■ **Information shown**

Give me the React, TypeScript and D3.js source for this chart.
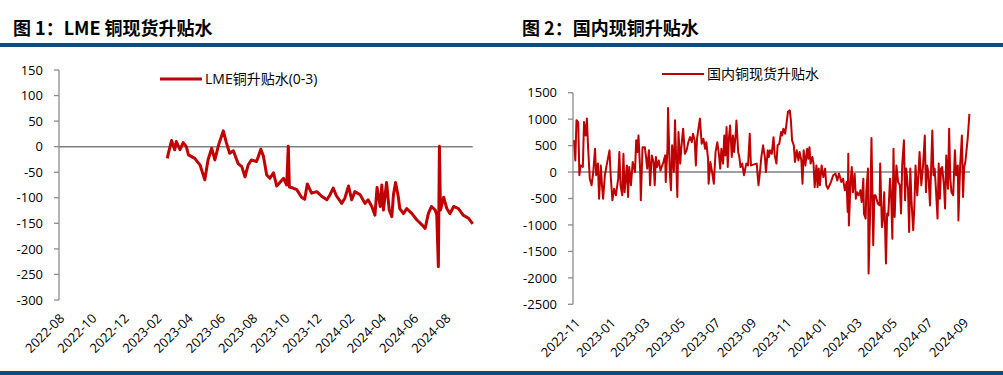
import React, { useEffect, useRef } from 'react';
import * as d3 from 'd3';

// 图1 LME铜升贴水(0-3)
const lmeDates = [
  '2023-02-22', '2023-02-24', '2023-03-02', '2023-03-08', '2023-03-11', '2023-03-18', '2023-03-24', '2023-03-30',
  '2023-04-03', '2023-04-15', '2023-04-25', '2023-05-04', '2023-05-10', '2023-05-17', '2023-05-23', '2023-05-30',
  '2023-06-08', '2023-06-14', '2023-06-20', '2023-06-27', '2023-07-06', '2023-07-13', '2023-07-19', '2023-07-25',
  '2023-07-31', '2023-08-10', '2023-08-18', '2023-08-23', '2023-08-29', '2023-09-04', '2023-09-11', '2023-09-17',
  '2023-09-23', '2023-09-30', '2023-10-06', '2023-10-09', '2023-10-11', '2023-10-18', '2023-10-25', '2023-11-03',
  '2023-11-09', '2023-11-14', '2023-11-22', '2023-12-02', '2023-12-11', '2023-12-21', '2023-12-27', '2024-01-02',
  '2024-01-08', '2024-01-18', '2024-01-24', '2024-01-31', '2024-02-06', '2024-02-12', '2024-02-22', '2024-03-02',
  '2024-03-08', '2024-03-15', '2024-03-21', '2024-03-25', '2024-03-31', '2024-04-03', '2024-04-06', '2024-04-12',
  '2024-04-17', '2024-04-22', '2024-04-25', '2024-04-29', '2024-05-04', '2024-05-07', '2024-05-14', '2024-05-20',
  '2024-05-30', '2024-06-08', '2024-06-18', '2024-06-24', '2024-06-30', '2024-07-06', '2024-07-13', '2024-07-16',
  '2024-07-19', '2024-07-21', '2024-07-23', '2024-07-29', '2024-08-04', '2024-08-10', '2024-08-17', '2024-08-26',
  '2024-09-04', '2024-09-14', '2024-09-22',
];
const lmeValues = [
  -23, -13, 12, -6, 10, -6, 8, 0,
  -16, -23, -36, -65, -26, -3, -26, 3,
  31, 7, -13, -8, -33, -39, -59, -36,
  -26, -29, -5, -19, -55, -62, -51, -77,
  -70, -62, -75, 1, -79, -81, -84, -99,
  -103, -73, -91, -88, -97, -104, -94, -81,
  -96, -111, -101, -77, -104, -88, -94, -111,
  -104, -117, -134, -80, -117, -75, -124, -70,
  -124, -137, -94, -70, -97, -121, -131, -121,
  -131, -143, -153, -160, -131, -117, -124, -134,
  -235, 1, -124, -99, -121, -131, -117, -121,
  -134, -140, -151,
];
const lmeTicks = ['2022-08', '2022-10', '2022-12', '2023-02', '2023-04', '2023-06', '2023-08', '2023-10', '2023-12', '2024-02', '2024-04', '2024-06', '2024-08'];
const lmeYTicks = [150, 100, 50, 0, -50, -100, -150, -200, -250, -300];

// 图2 国内现铜升贴水 (days counted from cnStart)
const cnStart = '2022-10-29';
const cnDays = [
  2, 4, 6, 9, 11, 13, 17, 19, 22, 24, 26, 29, 32, 35, 38, 40, 43, 45, 48, 50, 52, 55, 58, 63, 65, 68, 71, 74, 78, 80,
  82, 85, 87, 89, 93, 95, 97, 100, 103, 107, 109, 111, 113, 116, 117, 120, 124, 126, 128, 131, 133, 136, 139, 141, 143,
  145, 148, 151, 156, 159, 160, 163, 164, 167, 169, 171, 174, 176, 179, 180, 182, 185, 187, 190, 193, 196, 199, 202, 205,
  207, 210, 212, 214, 216, 219, 222, 225, 228, 230, 233,
  234, 237, 240, 243, 246, 249, 252, 254, 256, 259, 261, 263, 265, 267, 269, 271, 274, 276, 278, 281, 282, 285, 287, 289,
  292, 295, 299, 302, 305, 307, 311, 317, 320, 322, 325, 328, 331, 333, 336, 338, 340, 343, 346, 348, 351, 353, 356, 359,
  361, 363, 366, 368, 371, 374, 376, 378, 381, 383, 386, 389, 391, 394, 396, 398, 401, 404, 406, 408, 410, 413, 415, 417,
  420, 422, 424, 426, 429, 432, 435, 437, 440, 445, 449, 453, 456, 459,
  463, 466, 469, 472, 474, 475, 476, 479, 481, 483, 486, 488, 490, 493, 496, 498, 501, 502, 505, 506, 509, 510, 513, 515,
  518, 520, 522, 526, 529, 530, 533, 535, 537, 540, 542, 544, 547, 549, 551, 553, 555, 558, 561, 564, 566, 568, 571, 573,
  575, 578, 580, 582, 584, 587, 589, 591, 594, 596, 598, 601, 604, 607, 609, 611, 613, 616, 618, 620, 622, 624, 626, 629,
  631, 633, 635, 637, 640, 642, 644, 647, 649, 651, 653, 656, 659, 661, 664, 665, 668, 671, 673, 675, 677, 681, 684,
];
const cnValues = [
  600, 220, 980, 945, -60, 125, 95, 945, 690, 1010, 470, -125, -250, 0, 440, -60, 160, -505, 125, -250, -505, -60, 125, 410, -60, -535, -315, -440, -125, 380,
  -250, -440, 345, -380, 125, -470, 95, -250, 190, 0, 600, 380, 690, 0, -535, 470, 470, 285, 65, 410, -250, 315, 190, -250, 285,
  95, 220, 30, 190, 315, -190, 440, 1210, 0, -345, 505, 0, 980, -125, -470, 755, 160, 470, 820, 345, 410, 565, 660, 565,
  725, 600, 125, 630, 785, 1010, 535, 630, 440, 565, 250,
  -220, 190, 0, -220, 380, 565, 315, 65, 440, 160, 690, 315, 850, 95, 630, 880, 285, 690, 380, 755, 975, 380, 285, 95,
  160, -60, 160, 125, 725, 125, 140, 160, -250, -60, 285, 505, 285, 0, 410, 285, 410, 345, 660, 315, 160, 505, 535, 755,
  690, 820, 725, 880, 1145, 1165, 975, 600, 505, 190, 410, 220, 380, 220, -220, 410, 125, 440, 250, 470, 160, 285, 160, -285,
  125, -285, 65, -250, 125, -95, 65, -250, -315, -190, -60, -30, -160, -30,
  -190, -125, -345, -190, -755, 345, -1010, -190, 95, -380, -30, -505, -380, -440, -345, -565, -125, -785, -880, -380, 65, -1920, -630, 645,
  -1385, -440, -440, -600, -630, 160, -1040, -880, -380, -1730, -785, -820, -125, -470, -1260, 440, -850, 125, -190, -250, -785, 125, 600, -535,
  65, -315, -1135, 65, -535, -1100, -660, 125, -440, -60, 380, -250, 125, 690, -380, 125, 0, -630, 95, 785, -60, 65, -285, -880,
  160, -505, 65, 95, -250, -690, 315, -315, 820, -125, -380, -440, 410, -60, 125, -915, 125, 690, -470, 95, 190, 630, 1100,
];
const cnTicks = ['2022-11', '2023-01', '2023-03', '2023-05', '2023-07', '2023-09', '2023-11', '2024-01', '2024-03', '2024-05', '2024-07', '2024-09'];
const cnYTicks = [1500, 1000, 500, 0, -500, -1000, -1500, -2000, -2500];

const RED = '#c00000';
const GRAY = '#8c8c8c';
const TICK_FONT = '"Open Sans", "Noto Sans CJK SC", sans-serif';
const parseDay = d3.timeParse('%Y-%m-%d');
const parseMonth = d3.timeParse('%Y-%m');

const drawPanel = (svg, p) => {
  const x = d3.scaleTime().domain(p.xDomain).range([p.x0, p.x1]);
  const y = d3.scaleLinear().domain([p.yTicks[0], p.yTicks[p.yTicks.length - 1]]).range([p.yTop, p.yBottom]);
  const g = svg.append('g');

  g.append('text')
    .attr('x', p.titleX).attr('y', 35)
    .attr('font-family', '"Noto Sans CJK SC", sans-serif')
    .attr('font-weight', 'bold').attr('font-size', 18)
    .text(p.title);

  // y axis
  g.append('line')
    .attr('x1', p.x0).attr('x2', p.x0)
    .attr('y1', y(p.yTicks[0])).attr('y2', y(p.yTicks[p.yTicks.length - 1]))
    .attr('stroke', GRAY).attr('stroke-width', 1.3);
  g.selectAll('.ytick').data(p.yTicks).enter().append('line')
    .attr('x1', p.x0 - 5).attr('x2', p.x0)
    .attr('y1', d => y(d)).attr('y2', d => y(d))
    .attr('stroke', GRAY).attr('stroke-width', 1.3);
  g.selectAll('.ylabel').data(p.yTicks).enter().append('text')
    .attr('x', p.x0 - 16).attr('y', d => y(d)).attr('dy', '0.36em')
    .attr('text-anchor', 'end')
    .attr('font-family', TICK_FONT).attr('font-size', 13)
    .text(d => d);

  // zero line
  g.append('line')
    .attr('x1', p.x0).attr('x2', p.x1)
    .attr('y1', y(0)).attr('y2', y(0))
    .attr('stroke', '#808080').attr('stroke-width', 1.5);

  // x labels
  g.selectAll('.xlabel').data(p.xTicks).enter().append('text')
    .attr('transform', d => `translate(${x(parseMonth(d)) + 3},${p.yBottom + 16}) rotate(-45)`)
    .attr('text-anchor', 'end').attr('dy', '0.36em')
    .attr('font-family', TICK_FONT).attr('font-size', 13)
    .text(d => d);

  const line = d3.line().x(d => x(d[0])).y(d => y(d[1]));
  g.append('path')
    .datum(p.dates.map((d, i) => [d, p.values[i]]))
    .attr('d', line)
    .attr('fill', 'none').attr('stroke', RED)
    .attr('stroke-width', p.strokeWidth).attr('stroke-linejoin', 'round');

  // legend
  g.append('line')
    .attr('x1', p.legendX).attr('x2', p.legendX + 42)
    .attr('y1', p.legendY).attr('y2', p.legendY)
    .attr('stroke', RED).attr('stroke-width', p.strokeWidth);
  g.append('text')
    .attr('x', p.legendX + 45).attr('y', p.legendY).attr('dy', '0.36em')
    .attr('font-family', TICK_FONT).attr('font-size', 14)
    .text(p.legend);
};

const App = () => {
  const svgRef = useRef(null);

  useEffect(() => {
    svgRef.current.innerHTML = '';
    const svg = d3.select(svgRef.current);

    svg.append('rect').attr('x', 0).attr('y', 43).attr('width', 1003).attr('height', 4).attr('fill', '#114d7c');
    svg.append('rect').attr('x', 0).attr('y', 371).attr('width', 1003).attr('height', 4).attr('fill', '#114d7c');

    drawPanel(svg, {
      title: '图 1：LME 铜现货升贴水', titleX: 13,
      legend: 'LME铜升贴水(0-3)', legendX: 160, legendY: 79,
      x0: 59, x1: 472.7, yTop: 70, yBottom: 300,
      xDomain: [parseDay('2022-08-01'), parseDay('2024-09-22')],
      dates: lmeDates.map(parseDay), values: lmeValues,
      xTicks: lmeTicks, yTicks: lmeYTicks, strokeWidth: 3,
    });

    const base = parseDay(cnStart);
    drawPanel(svg, {
      title: '图 2：国内现铜升贴水', titleX: 522,
      legend: '国内铜现货升贴水', legendX: 662, legendY: 74,
      x0: 573, x1: 970, yTop: 92.7, yBottom: 304.3,
      xDomain: [base, d3.timeDay.offset(base, 685)],
      dates: cnDays.map(d => d3.timeDay.offset(base, d)), values: cnValues,
      xTicks: cnTicks, yTicks: cnYTicks, strokeWidth: 2,
    });
  }, []);

  return (
    <svg ref={svgRef} width={1003} height={375} style={{ position: 'absolute', left: 0, top: 0, background: '#fff' }}></svg>
  );
};

export default App;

■ **Exercise brief**
Print the data above verbatim from the first line through the line holding "import * as d3 from 'd3';", leaving every picture out.

■ **Reply to the task**
Give me the React, TypeScript and D3.js source for this chart.
import React, { useEffect, useRef } from 'react';
import * as d3 from 'd3';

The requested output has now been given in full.